I've been infantilized, condescended to, pat on the head and told that my money doesn't matter, that I was hysterical and irrational, that I was making too much out of nothing, that I was a prude.
I've had to answer the question "did you actually read the book?" more times than I can count, and every time the question's asked with that cruel, invisible "sweetheart" at the end.
I've lost an incredible amount of respect for creators whose art and writing I enjoyed.
Been sent unsolicited pictures of stranger's genitalia (i.e. dicks) by direct message on Twitter
Received more than one offer to "cure" me - i.e. "fix" the fact that I'm queer
Had my personal and identifying information - including name, age, location, and photograph - posted without my consent or knowledge as the butt of a post insinuating that I'm "hysterical" and that I have a "vendetta"
Tell me again that the glorification and excusing of rape in comics doesn't feed rape culture in real life.
Tell me again that it's "fiction".
Tell me fucking again.
She goes on to discuss her actual motivations (which fly in the face of both Brevoort and Gillen's assumptions) and is repeatedly reminding all of her friends to stay anonymous as much as possible, fearing for their safety. Sadly, her story is not a singular one.
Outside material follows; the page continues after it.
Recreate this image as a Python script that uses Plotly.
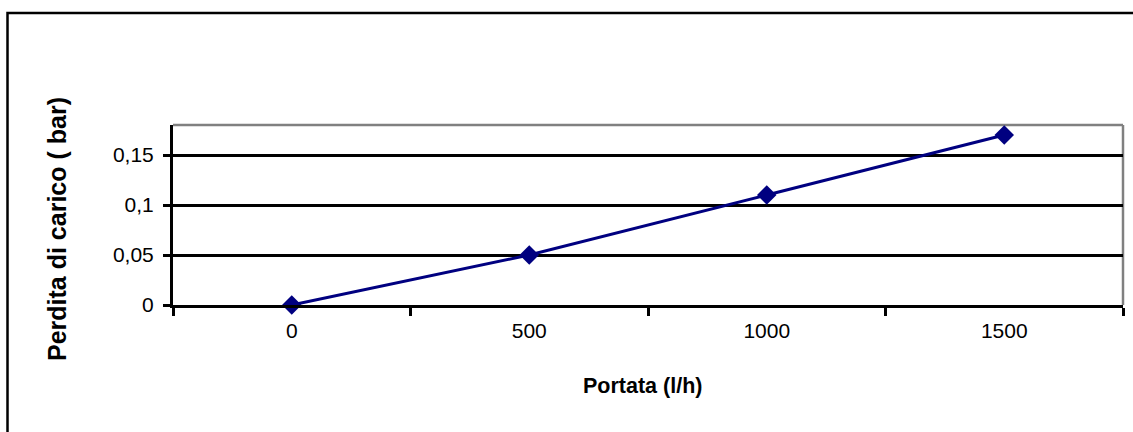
import plotly.graph_objects as go

# Data
portata = ["0", "500", "1000", "1500"]          # l/h (category axis)
perdita = [0, 0.05, 0.11, 0.17]                  # bar
y_ticks = [0, 0.05, 0.1, 0.15]
y_ticktext = ["0", "0,05", "0,1", "0,15"]

W, H = 1133, 432
L, R, T, B = 173, 10, 125, 127
pw, ph = W - L - R, H - T - B

def px_x(px):
    return (px - L) / pw

def px_y(py):
    return (H - B - py) / ph

fig = go.Figure()
fig.add_trace(go.Scatter(
    x=portata, y=perdita, mode="lines+markers",
    line=dict(color="#000080", width=3),
    marker=dict(symbol="diamond", size=15, color="#000080"),
    cliponaxis=False, showlegend=False,
))

fig.update_layout(
    width=W, height=H, autosize=False,
    margin=dict(l=L, r=R, t=T, b=B),
    paper_bgcolor="white", plot_bgcolor="white",
    separators=", ",
    font=dict(family="Liberation Sans, Arial, sans-serif", size=21, color="black"),
    xaxis=dict(
        type="category", categoryorder="array", categoryarray=portata,
        range=[-0.5, 3.5], tickson="boundaries",
        ticks="outside", ticklen=8, tickwidth=3, tickcolor="black",
        showline=True, linecolor="black", linewidth=3,
        showgrid=False, zeroline=False, ticklabelstandoff=5,
        tickfont=dict(size=21),
    ),
    yaxis=dict(
        range=[0, 0.18], tickvals=y_ticks, ticktext=y_ticktext,
        ticks="outside", ticklen=7, tickwidth=3, tickcolor="black",
        showline=True, linecolor="black", linewidth=3,
        showgrid=True, gridcolor="black", gridwidth=3,
        zeroline=False, ticklabelstandoff=5, tickfont=dict(size=21),
    ),
    shapes=[
        # plot area border (top and right, gray)
        dict(type="line", xref="paper", yref="paper", x0=0, x1=1, y0=1, y1=1,
             line=dict(color="#808080", width=2.5), layer="below"),
        dict(type="line", xref="paper", yref="paper", x0=1, x1=1, y0=0, y1=1,
             line=dict(color="#808080", width=2.5), layer="below"),
        # outer chart border (partially off page)
        dict(type="rect", xref="paper", yref="paper",
             x0=px_x(7.5), x1=px_x(1150), y0=px_y(13), y1=px_y(450),
             line=dict(color="black", width=2.5), fillcolor="rgba(0,0,0,0)"),
    ],
    annotations=[
        dict(text="<b>Perdita di carico ( bar)</b>", xref="paper", yref="paper",
             x=px_x(57), y=px_y(229), textangle=-90, showarrow=False,
             xanchor="center", yanchor="middle", font=dict(size=25)),
        dict(text="<b>Portata (l/h)</b>", xref="paper", yref="paper",
             x=px_x(642), y=px_y(386), showarrow=False,
             xanchor="center", yanchor="middle", font=dict(size=21.5)),
    ],
)

fig.write_html(
    "out.html",
    config={"displayModeBar": False},
    post_script="document.body.style.margin='0px';document.body.style.overflow='hidden';",
)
Janelle Asselin, who has worked in the comics industry as a professional for years, wrote a piece for Comic Book Resources about why she didn't like the cover of a new book. Solidly written with fair criticisms about the art and the way the characters are portrayed, since that's all you can tell about a comic book just by looking at the cover. She was also in the middle of compiling some really interesting data on how women in the industry are treated by men, particularly male professionals who often act as gatekeepers when it comes to young, amateur (female) creatives. Sound familiar?
And after her piece on CBR went up, she got rape threats. On her blog, Asselin outlined the behavior of some of the professionals and fans contacting and talking about her.**
"...of course implying that I'm not a real professional in this industry. Which is still by far not the worst of what I got. I was called a whiny bitch, a feminazi, a feminist bitch, a bitter cunt, and then the rape threats started rolling in."
The fact that Asselin is still getting threats months later when trying to do more research on comic professionals is appalling.
Extra appalling? Many of the people who are now defending Remender were championing Asselin's cause when she first spoke out about her treatment. Gillen helped to spread the word, he and Brevoort both tweet with Asselin. And The Mary Sue***, a blog where Asselin contributes who rallied behind her cause after the CBR fallout, posted simply that "No, Rick Remender Did Not Write Falcon Having Sex With A 14-Year-Old In Captain America" without exploring the further implications of the problems with the issue. Their title is factually correct, as is the body of the post. But it's disingenuous at best to pretend that this isn't an issue in every sense of the word. (Fair warning: do not read the comments on that piece.)
So what makes Asselin worth protecting but this fan who wants Remender off a book worth derision? Is it because Asselin is a professional in the industry? Both of these young women became the public face of a much larger discussion, (to use an admittedly flawed metaphor) a Joan of Arc paving the way for the army that followed. But all of the male creators out there who are rallying around the "but it's a lie" excuse to Remender's behavior are ignoring the very real and (generally) respectfully expressed concerns of fans in favor of protecting one of their own, all while crying that they aren't being respected properly and their fans threaten women with rape.
So this is me calling them out. As someone who has supported their careers, I'm disappointed in Keiron Gillen, Ed Brubaker (who Godwinned it and then deleted the tweet), and Mark Waid. As a survivor of sexual assault, as a woman who has had men grab me when I've been drinking and then been told I'm "crying rape", I'm angry to the point of increased blood pressure at Tom Brevoort. As a reader, I'm sad that The Mary Sue hasn't really shown the full extent of the problem here. As someone that wants to work in the industry, I'm ready to fight this fight until it's done, but resigned to the fact that it probably won't happen in my lifetime and that posts like this may hurt my career prospects. I want all these men and women who are supporting Remender in this moment without fully understanding the concerns being expressed by readers to understand that they are acting on profoundly internalized misogyny and sexism. That they are just as guilty of discounting and offending young women as they say they aren't. That they shouldn't reply to "As a woman, this makes me uncomfortable" with "But I write for women!" That they are, in this moment, acting as misogynists and rape apologists; not because Sam and Jet's sex was statutory rape, but because readers were confused and upset and hurt by the dubious or non-existent consent portrayed on those pages and because their response was irresponsible at best and dangerous at worst.
No matter how many times you tell people to stop threatening to rape women who have opinions on the internet, as long as you are willing to discredit, ignore, and brush off those same women you are not at all being the ally you like to think yourself to be.
*I understand this is up for debate given the malleable definition of "fridging", but enough people have pointed it out to me that I feel I would be remiss if I didn't include it.
**Brett Booth in particular, the artist responsible for the cover, acted pretty much exactly like you'd expect a man who has "Neutral on everything else for fear of losing job, 'cause I'm publicly shamed to conform." in his Twitter bio to act.
***The Mary Sue is having its own issues right now after a merger with Geekosystem that left several of their new male contributors crying "misandry" and a Reddit AMA that caused many regular readers to bail.